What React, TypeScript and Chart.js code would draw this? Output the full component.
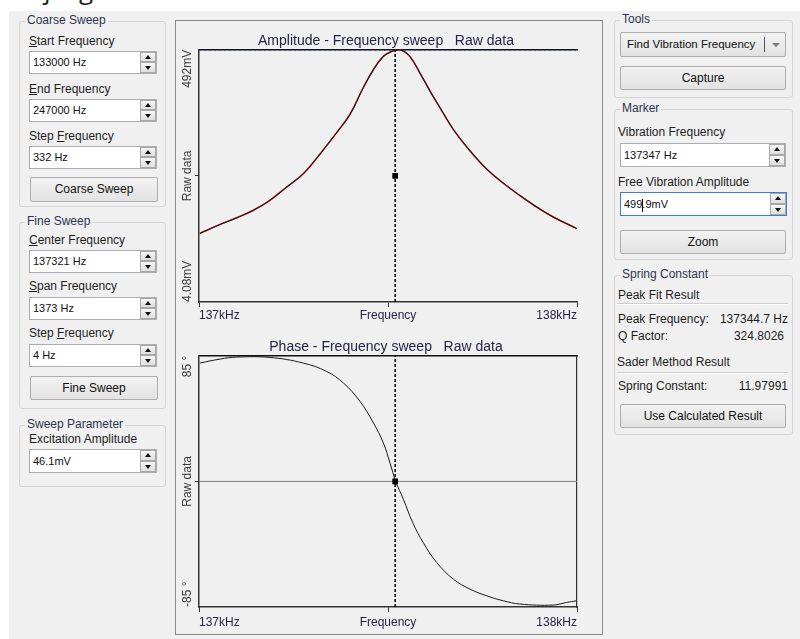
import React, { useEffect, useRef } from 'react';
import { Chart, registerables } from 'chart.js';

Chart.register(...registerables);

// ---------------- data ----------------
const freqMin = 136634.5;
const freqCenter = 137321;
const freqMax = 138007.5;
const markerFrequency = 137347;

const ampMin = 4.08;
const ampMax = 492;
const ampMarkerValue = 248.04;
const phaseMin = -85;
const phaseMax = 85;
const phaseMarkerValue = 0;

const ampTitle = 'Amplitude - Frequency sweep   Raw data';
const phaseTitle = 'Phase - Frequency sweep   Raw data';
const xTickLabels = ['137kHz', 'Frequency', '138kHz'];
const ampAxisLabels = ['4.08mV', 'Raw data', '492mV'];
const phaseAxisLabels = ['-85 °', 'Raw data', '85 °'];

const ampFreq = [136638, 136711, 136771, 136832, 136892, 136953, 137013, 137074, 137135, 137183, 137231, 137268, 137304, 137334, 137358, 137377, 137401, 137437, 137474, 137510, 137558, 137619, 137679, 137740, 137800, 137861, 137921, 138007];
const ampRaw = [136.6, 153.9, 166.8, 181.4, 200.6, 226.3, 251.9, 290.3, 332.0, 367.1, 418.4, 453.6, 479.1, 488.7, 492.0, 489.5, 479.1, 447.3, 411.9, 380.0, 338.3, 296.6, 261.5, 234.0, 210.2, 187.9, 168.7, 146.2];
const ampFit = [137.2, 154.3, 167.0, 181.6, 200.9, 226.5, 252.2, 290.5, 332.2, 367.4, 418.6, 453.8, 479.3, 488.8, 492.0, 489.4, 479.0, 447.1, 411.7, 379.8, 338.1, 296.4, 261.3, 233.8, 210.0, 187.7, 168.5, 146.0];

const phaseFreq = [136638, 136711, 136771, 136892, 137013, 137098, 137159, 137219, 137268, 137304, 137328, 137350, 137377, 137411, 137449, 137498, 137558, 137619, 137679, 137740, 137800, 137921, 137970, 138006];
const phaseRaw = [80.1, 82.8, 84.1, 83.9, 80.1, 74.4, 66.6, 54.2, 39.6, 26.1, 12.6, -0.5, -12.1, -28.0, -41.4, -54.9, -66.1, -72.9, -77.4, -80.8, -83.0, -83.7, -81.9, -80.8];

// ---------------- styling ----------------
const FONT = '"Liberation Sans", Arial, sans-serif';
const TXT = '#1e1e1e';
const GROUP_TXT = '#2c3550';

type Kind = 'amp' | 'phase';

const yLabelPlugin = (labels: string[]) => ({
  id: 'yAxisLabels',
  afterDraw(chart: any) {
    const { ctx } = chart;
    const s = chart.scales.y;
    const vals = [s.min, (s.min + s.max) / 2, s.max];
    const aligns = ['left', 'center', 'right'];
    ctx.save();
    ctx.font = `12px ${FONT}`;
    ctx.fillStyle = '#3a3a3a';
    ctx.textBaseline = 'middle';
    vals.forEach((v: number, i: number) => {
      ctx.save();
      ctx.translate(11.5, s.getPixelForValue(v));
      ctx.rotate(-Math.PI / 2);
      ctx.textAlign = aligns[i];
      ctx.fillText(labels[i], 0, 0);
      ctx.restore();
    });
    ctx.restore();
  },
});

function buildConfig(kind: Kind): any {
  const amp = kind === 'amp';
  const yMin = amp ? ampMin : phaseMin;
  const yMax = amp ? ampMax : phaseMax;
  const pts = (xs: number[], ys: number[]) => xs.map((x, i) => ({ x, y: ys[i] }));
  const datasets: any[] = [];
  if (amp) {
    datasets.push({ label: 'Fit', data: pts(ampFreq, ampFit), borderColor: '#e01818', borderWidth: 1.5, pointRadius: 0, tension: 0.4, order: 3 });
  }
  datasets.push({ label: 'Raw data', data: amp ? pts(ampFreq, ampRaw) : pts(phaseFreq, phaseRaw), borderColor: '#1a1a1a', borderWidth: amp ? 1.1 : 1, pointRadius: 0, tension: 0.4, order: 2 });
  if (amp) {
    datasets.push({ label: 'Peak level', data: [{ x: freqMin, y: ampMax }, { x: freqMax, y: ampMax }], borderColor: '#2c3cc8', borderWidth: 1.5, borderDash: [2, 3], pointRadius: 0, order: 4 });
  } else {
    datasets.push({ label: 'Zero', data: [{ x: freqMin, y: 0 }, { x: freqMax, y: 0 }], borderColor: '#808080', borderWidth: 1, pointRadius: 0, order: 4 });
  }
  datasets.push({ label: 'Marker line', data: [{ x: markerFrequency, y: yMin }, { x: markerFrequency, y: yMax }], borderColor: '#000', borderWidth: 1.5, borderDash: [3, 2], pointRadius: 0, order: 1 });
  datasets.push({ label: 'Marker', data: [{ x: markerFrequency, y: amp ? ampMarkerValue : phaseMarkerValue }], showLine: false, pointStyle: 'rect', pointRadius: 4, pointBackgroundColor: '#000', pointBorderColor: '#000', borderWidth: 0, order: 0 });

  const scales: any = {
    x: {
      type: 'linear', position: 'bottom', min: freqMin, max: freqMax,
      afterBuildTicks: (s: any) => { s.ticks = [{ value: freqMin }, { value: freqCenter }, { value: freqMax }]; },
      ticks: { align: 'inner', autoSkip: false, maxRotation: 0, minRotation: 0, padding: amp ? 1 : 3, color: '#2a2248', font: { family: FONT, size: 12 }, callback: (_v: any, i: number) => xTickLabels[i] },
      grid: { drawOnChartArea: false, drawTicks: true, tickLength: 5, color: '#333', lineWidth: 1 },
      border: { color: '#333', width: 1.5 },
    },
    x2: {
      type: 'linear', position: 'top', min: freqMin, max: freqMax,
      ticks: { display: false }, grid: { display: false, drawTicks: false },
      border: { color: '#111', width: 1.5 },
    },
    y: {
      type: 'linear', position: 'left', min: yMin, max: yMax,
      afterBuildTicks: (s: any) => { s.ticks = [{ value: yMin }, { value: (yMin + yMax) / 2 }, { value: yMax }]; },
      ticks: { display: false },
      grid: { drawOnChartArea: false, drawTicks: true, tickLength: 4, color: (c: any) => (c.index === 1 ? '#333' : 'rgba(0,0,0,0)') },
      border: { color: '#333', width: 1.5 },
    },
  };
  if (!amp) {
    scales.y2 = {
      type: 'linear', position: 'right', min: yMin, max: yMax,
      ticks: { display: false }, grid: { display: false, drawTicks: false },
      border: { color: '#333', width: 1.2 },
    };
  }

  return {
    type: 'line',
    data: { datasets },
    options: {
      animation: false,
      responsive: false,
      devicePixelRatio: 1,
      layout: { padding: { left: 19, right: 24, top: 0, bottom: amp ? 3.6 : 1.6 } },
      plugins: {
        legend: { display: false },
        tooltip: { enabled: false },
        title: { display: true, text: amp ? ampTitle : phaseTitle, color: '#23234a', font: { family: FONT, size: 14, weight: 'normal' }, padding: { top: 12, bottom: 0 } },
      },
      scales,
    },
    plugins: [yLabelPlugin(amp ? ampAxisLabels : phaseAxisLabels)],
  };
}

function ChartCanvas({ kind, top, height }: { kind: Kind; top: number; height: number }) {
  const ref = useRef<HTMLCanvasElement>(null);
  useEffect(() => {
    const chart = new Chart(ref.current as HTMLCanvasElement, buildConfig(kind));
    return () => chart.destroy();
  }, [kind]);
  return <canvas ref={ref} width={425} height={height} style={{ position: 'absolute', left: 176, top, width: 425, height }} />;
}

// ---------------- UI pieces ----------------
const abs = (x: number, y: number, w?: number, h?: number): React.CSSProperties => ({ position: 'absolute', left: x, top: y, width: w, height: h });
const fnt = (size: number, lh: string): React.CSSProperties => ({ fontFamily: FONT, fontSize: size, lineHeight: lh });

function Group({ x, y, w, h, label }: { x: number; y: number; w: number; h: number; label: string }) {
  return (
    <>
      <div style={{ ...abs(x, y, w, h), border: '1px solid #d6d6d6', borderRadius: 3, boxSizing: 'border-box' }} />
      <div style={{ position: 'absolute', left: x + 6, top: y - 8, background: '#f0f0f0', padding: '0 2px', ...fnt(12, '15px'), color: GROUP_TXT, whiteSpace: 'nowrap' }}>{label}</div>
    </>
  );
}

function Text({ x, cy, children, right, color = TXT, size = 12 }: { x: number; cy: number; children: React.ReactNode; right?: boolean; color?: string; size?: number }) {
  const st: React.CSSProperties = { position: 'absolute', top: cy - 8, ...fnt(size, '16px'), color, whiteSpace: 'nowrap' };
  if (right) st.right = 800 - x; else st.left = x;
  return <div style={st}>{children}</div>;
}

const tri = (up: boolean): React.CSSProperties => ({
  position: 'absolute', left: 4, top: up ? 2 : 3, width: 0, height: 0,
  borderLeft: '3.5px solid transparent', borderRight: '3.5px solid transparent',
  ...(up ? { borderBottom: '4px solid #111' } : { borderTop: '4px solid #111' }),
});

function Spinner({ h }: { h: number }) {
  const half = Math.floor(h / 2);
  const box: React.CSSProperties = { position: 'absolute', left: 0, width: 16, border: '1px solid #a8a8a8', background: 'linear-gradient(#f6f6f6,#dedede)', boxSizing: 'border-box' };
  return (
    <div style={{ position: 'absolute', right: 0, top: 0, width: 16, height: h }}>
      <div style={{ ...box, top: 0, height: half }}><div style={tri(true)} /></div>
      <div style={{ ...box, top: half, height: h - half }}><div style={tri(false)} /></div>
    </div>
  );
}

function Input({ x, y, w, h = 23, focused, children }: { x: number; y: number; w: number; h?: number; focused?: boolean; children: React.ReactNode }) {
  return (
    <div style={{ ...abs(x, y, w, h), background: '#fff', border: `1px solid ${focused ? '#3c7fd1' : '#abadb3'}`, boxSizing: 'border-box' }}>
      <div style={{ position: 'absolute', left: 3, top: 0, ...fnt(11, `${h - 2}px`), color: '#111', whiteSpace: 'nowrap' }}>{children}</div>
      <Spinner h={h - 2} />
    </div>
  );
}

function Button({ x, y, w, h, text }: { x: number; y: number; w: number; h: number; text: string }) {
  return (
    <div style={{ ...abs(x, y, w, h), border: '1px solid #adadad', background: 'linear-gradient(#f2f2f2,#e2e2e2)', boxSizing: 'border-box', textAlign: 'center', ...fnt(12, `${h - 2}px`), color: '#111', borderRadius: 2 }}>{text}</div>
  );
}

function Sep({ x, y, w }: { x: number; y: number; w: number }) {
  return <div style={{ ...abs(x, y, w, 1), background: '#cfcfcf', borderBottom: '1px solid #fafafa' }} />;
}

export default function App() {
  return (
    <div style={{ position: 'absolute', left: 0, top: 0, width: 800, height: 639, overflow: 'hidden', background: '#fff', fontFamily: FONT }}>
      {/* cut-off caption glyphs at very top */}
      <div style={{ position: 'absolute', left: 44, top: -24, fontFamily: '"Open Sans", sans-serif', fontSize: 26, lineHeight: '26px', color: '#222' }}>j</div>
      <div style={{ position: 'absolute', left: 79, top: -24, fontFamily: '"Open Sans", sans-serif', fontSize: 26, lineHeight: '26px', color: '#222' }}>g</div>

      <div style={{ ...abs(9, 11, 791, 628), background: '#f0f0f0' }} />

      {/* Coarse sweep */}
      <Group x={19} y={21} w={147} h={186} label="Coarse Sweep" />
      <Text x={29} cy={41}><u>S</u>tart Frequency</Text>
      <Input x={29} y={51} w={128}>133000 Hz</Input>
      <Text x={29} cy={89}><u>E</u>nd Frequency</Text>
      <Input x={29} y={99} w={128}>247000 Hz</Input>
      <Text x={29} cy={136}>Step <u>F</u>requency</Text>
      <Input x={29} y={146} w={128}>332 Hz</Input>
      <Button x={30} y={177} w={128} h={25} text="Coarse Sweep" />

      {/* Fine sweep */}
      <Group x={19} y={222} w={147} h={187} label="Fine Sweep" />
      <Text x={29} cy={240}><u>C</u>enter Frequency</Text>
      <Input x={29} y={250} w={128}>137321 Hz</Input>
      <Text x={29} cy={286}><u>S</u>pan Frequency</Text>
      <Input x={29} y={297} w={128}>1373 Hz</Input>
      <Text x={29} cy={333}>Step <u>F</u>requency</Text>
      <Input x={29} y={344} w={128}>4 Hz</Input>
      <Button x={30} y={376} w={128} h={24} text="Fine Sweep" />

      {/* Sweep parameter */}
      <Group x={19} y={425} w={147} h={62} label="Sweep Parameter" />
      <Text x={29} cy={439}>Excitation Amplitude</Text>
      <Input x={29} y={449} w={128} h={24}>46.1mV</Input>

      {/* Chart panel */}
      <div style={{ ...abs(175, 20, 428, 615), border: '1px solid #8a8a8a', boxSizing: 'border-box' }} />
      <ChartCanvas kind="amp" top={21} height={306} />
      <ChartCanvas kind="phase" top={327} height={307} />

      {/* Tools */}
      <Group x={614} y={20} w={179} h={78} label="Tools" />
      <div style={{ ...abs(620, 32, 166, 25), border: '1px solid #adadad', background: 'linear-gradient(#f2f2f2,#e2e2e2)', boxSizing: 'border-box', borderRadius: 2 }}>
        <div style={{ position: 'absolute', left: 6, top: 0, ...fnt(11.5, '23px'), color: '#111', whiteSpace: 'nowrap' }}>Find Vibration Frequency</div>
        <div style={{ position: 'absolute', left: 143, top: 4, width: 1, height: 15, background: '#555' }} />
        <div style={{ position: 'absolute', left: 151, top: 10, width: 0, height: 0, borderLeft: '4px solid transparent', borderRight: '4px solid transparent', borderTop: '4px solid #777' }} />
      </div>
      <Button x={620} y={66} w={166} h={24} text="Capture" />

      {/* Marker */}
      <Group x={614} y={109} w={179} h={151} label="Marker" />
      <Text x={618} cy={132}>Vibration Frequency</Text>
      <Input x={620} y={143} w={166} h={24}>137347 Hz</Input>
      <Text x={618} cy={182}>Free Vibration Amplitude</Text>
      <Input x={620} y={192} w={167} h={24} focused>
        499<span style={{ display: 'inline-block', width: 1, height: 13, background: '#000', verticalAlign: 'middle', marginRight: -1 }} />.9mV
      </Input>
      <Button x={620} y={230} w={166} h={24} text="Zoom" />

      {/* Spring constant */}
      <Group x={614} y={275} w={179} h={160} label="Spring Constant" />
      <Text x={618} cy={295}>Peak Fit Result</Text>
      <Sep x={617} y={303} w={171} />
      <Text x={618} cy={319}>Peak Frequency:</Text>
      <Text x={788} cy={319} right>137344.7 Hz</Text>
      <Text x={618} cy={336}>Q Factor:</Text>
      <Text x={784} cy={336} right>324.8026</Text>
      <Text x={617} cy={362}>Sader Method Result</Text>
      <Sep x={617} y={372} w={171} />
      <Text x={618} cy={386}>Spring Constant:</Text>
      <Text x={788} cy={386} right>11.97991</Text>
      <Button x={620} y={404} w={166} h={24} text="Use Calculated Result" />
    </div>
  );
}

▶ What the task requires: Emit the lines of the material exactly, from its first line to the line containing "const phaseMarkerValue = 0;", inclusive; leave every picture out.

▶ Written response:
What React, TypeScript and Chart.js code would draw this? Output the full component.
import React, { useEffect, useRef } from 'react';
import { Chart, registerables } from 'chart.js';

Chart.register(...registerables);

// ---------------- data ----------------
const freqMin = 136634.5;
const freqCenter = 137321;
const freqMax = 138007.5;
const markerFrequency = 137347;

const ampMin = 4.08;
const ampMax = 492;
const ampMarkerValue = 248.04;
const phaseMin = -85;
const phaseMax = 85;
const phaseMarkerValue = 0;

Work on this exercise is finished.